Reviewer: John Chandler, Issue date: 4/11/2003

MUSIC FROM THE MARGINS:
New York antifolkers seek some well-deserved public approval

For every musical movement that is considered newsworthy, there are countless musicians who end up getting shut out. Perhaps they aren’t particularly photogenic, or their music is too complicated to explain in 25 words or less. Yet often it’s those artists who feel marginalized by both culture and society who make the boldest sounds.

Casey Holford is a singer-songwriter from the East Village in New York City and a card-carrying member of the antifolk scene, a movement spawned in the mid-’80s by younger musicians frustrated with the growing complacency among owners of New York folk clubs. Few venues were willing to take on these scruffy lads and lasses singing aggressively personal and political songs. Instead, the gigs went to old-guard singers rehashing tired folk standards. Among the shutouts were the likes of Ani DiFranco, Shawn Colvin and Roger Manning.

“I think antifolk, sort of like the larger punk ethos, has a kind of musical dissent to it that attracts people who are sick of being told what to like,” Holford says. “If punk is about asking ‘why’ at all important junctions in one’s creative, social, political life, then antifolk is about asking why songs — not just folk songs — have to be slick and neat in order to be worthwhile.”

Holford is the point man for the “Public Approval Tour,” a rambling caravan of antifolk barnstormers heading to Portland. In addition to taking on the logistics of booking gigs and dealing with club owners and the press, Holford is an artist who has gotten used to being on the outside looking in, staring in disbelief at the state of music gone haywire.

“Musicians growing up in this country have to deal with the issue of finding roots for their entire lives,” he says. “We get plopped down into this conglomerate entertainment culture where every song … sounds either a little or a lot like the one before it.

“I think the difference between folk now and folk before the birth of the rock-star archetype is that now folk is seen as a genre that any garage band can slip into by doing ‘MTV Unplugged,’ ” Holford continues. “Before, folk music was a way of communication. It was a way to hear stories, to pass them along, to gather together and be connected. … The history of the folk tradition humbles me.”

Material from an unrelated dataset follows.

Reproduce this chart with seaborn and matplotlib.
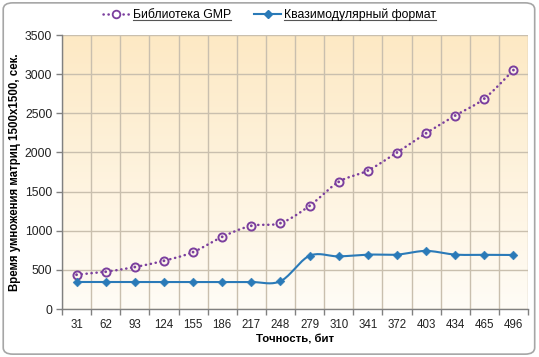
import numpy as np
import pandas as pd
import seaborn as sns
import matplotlib.pyplot as plt
from matplotlib.lines import Line2D
from matplotlib.patches import FancyBboxPatch

# data
precision = [31, 62, 93, 124, 155, 186, 217, 248, 279, 310, 341, 372, 403, 434, 465, 496]
gmp_time = [438, 476, 536, 616, 727, 922, 1063, 1097, 1318, 1624, 1769, 1999, 2245, 2471, 2688, 3052]
quasi_time = [345, 345, 345, 345, 345, 345, 345, 355, 680, 672, 695, 695, 742, 695, 692, 690]

gmp_name = 'Библиотека GMP'
quasi_name = 'Квазимодулярный формат'

purple = '#7b3f9e'
blue = '#2a7ab8'
dots = (0, (0.1, 1.9))


def smooth(y, n=20):
    # excel-like smoothed line: cubic bezier with catmull-rom control points
    y = np.asarray(y, dtype=float)
    x = np.arange(len(y), dtype=float)
    xs, ys = [], []
    for i in range(len(y) - 1):
        p0 = np.array([x[max(i - 1, 0)], y[max(i - 1, 0)]])
        p1 = np.array([x[i], y[i]])
        p2 = np.array([x[i + 1], y[i + 1]])
        p3 = np.array([x[min(i + 2, len(y) - 1)], y[min(i + 2, len(y) - 1)]])
        c1 = p1 + (p2 - p0) / 6
        c2 = p2 - (p3 - p1) / 6
        t = np.linspace(0, 1, n)[:, None]
        pts = (1 - t) ** 3 * p1 + 3 * (1 - t) ** 2 * t * c1 + 3 * (1 - t) * t ** 2 * c2 + t ** 3 * p2
        xs.extend(pts[:, 0])
        ys.extend(pts[:, 1])
    return np.array(xs), np.array(ys)


plt.rcParams['font.family'] = ['Liberation Sans', 'DejaVu Sans']

fig = plt.figure(figsize=(5.39, 3.57), dpi=100)
fig.patch.set_facecolor('white')
fig.patches.append(FancyBboxPatch((0.006, 0.008), 0.986, 0.984,
                                  boxstyle='round,pad=0,rounding_size=0.018',
                                  transform=fig.transFigure, facecolor='none',
                                  edgecolor='#a6a6a6', linewidth=1.2))

ax = fig.add_axes([62 / 539, 48 / 357, 466 / 539, 274 / 357])

# gradient background of plot area
grad = np.linspace(0, 1, 256)[:, None]
top = np.array([253, 233, 196]) / 255
bottom = np.array([255, 252, 246]) / 255
img = top * (1 - grad[..., None]) + bottom * grad[..., None]
ax.imshow(img, extent=[0, 1, 0, 1], transform=ax.transAxes, aspect='auto', zorder=0)

idx = np.arange(len(precision))

gx, gy = smooth(gmp_time)
qx, qy = smooth(quasi_time)
sns.lineplot(x=gx, y=gy, ax=ax, color=purple, linewidth=1.8, linestyle=dots,
             dash_capstyle='round', sort=False, zorder=3)
sns.lineplot(x=qx, y=qy, ax=ax, color=blue, linewidth=1.5, sort=False, zorder=3)

pts = pd.DataFrame({'pos': idx, 'gmp': gmp_time, 'quasi': quasi_time})
sns.scatterplot(data=pts, x='pos', y='gmp', ax=ax, marker='o', s=34, facecolor='#fdf6ea',
                edgecolor=purple, linewidth=1.4, zorder=4)
sns.scatterplot(data=pts, x='pos', y='gmp', ax=ax, marker='o', s=4, color=purple,
                edgecolor='none', zorder=5)
sns.scatterplot(data=pts, x='pos', y='quasi', ax=ax, marker='D', s=20, color=blue,
                edgecolor=blue, zorder=4)

ax.set_xlim(-0.5, len(precision) - 0.5)
ax.set_ylim(0, 3500)
ax.set_yticks(range(0, 3501, 500))
ax.set_xticks(np.arange(-0.5, len(precision), 1.0))
ax.set_xticklabels([])
ax.set_xticks(idx, minor=True)
ax.set_xticklabels([str(p) for p in precision], minor=True)
ax.tick_params(axis='x', which='major', length=4, color='#808080', width=1)
ax.tick_params(axis='x', which='minor', length=0, pad=7, labelsize=8.3, labelcolor='#222222')
ax.tick_params(axis='y', length=4, color='#808080', width=1, labelsize=8.8, labelcolor='#222222', pad=3)

ax.grid(True, axis='y', color='#c9bfae', linewidth=1, zorder=1)
ax.grid(True, axis='x', which='major', color='#c9bfae', linewidth=1, zorder=1)
ax.set_axisbelow(True)
for side in ['top', 'right']:
    ax.spines[side].set_visible(False)
for side in ['left', 'bottom']:
    ax.spines[side].set_color('#808080')
    ax.spines[side].set_linewidth(1)

ax.set_xlabel('Точность, бит', fontsize=8.2, fontweight='bold', labelpad=3)
ax.set_ylabel('Время умножения матриц 1500x1500, сек.', fontsize=8.3, fontweight='bold', labelpad=3)

handles = [
    Line2D([], [], color=purple, linewidth=1.8, linestyle=dots, dash_capstyle='round',
           marker='o', markersize=5.5, markerfacecolor='white', markeredgecolor=purple,
           markeredgewidth=1.3),
    Line2D([], [], color=blue, linewidth=1.5, marker='D', markersize=4.3,
           markerfacecolor=blue, markeredgecolor=blue),
]
leg = fig.legend(handles, [gmp_name, quasi_name], loc='center', bbox_to_anchor=(0.5, 1 - 15 / 357),
                 ncol=2, frameon=False, fontsize=8.8, handlelength=2.2, handletextpad=0.25,
                 columnspacing=1.9, borderpad=0)

# underline the legend texts
fig.canvas.draw()
inv = fig.transFigure.inverted()
for t in leg.get_texts():
    bb = t.get_window_extent()
    (x0, y0), (x1, _) = inv.transform([(bb.x0, bb.y0), (bb.x1, bb.y1)])
    fig.add_artist(Line2D([x0, x1], [y0 + 0.003, y0 + 0.003], transform=fig.transFigure,
                          color='#555555', linewidth=0.8))

fig.savefig('out.png', dpi=100)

Touring with Holford, who writes and performs songs that describe his ongoing search for things of value and permanence in a society he sees as rapidly decaying, are three women artists, each bearing gifts lively and unique. Jenn Lindsay is a firebrand folkie, singing songs such as “I’m Not Going Home Yet,” a bulldozer of a tune that in rapid-fire lyrical fashion paints a tough-as-nails picture of living in the shadow of poverty in New York City.

Robin Aigner has a bit of the cowboy troubadour in her. Though draped in traditional folk style, Aigner’s outlaw songs about her family, friends and lovers are thoroughly modern and intimate.

Described as the love child of Joan Baez and Weird Al Yankovic, Phoebe Kreutz “is the closest thing we have to a stand-up act,” Holford says. “She’s really startlingly funny, because her writing is straight from the everyday, whether she’s singing about wanting to be a viking or scolding you for peeing in her pool.” Kreutz also has a marvelous song called “Taco Bell,” about falling for a fast-food employee and winding up with a sour stomach instead of a broken heart.

The “Public Approval Tour” is a low-rent affair, and the featured artists struggle mightily to put out records and gain an audience. MP3s and Internet radio have helped their cause, but for the most part Holford and his friends live pretty close to the bone. Even so, they remain optimistic that music and culture are showing signs of opening up its doors to them.

“It would be amazing if more people caught on and reached out for independent music, but I think the outlook is good, because you know it’s happening all the time, all over the place,” Holford says. “Folks buying an indie record online just don’t make as much noise as the companies who take out full-page ads in Billboard.

“It seems to me that the real change will come from people deciding to turn off the new adult contemporary chart-topper and look for something more satisfying.”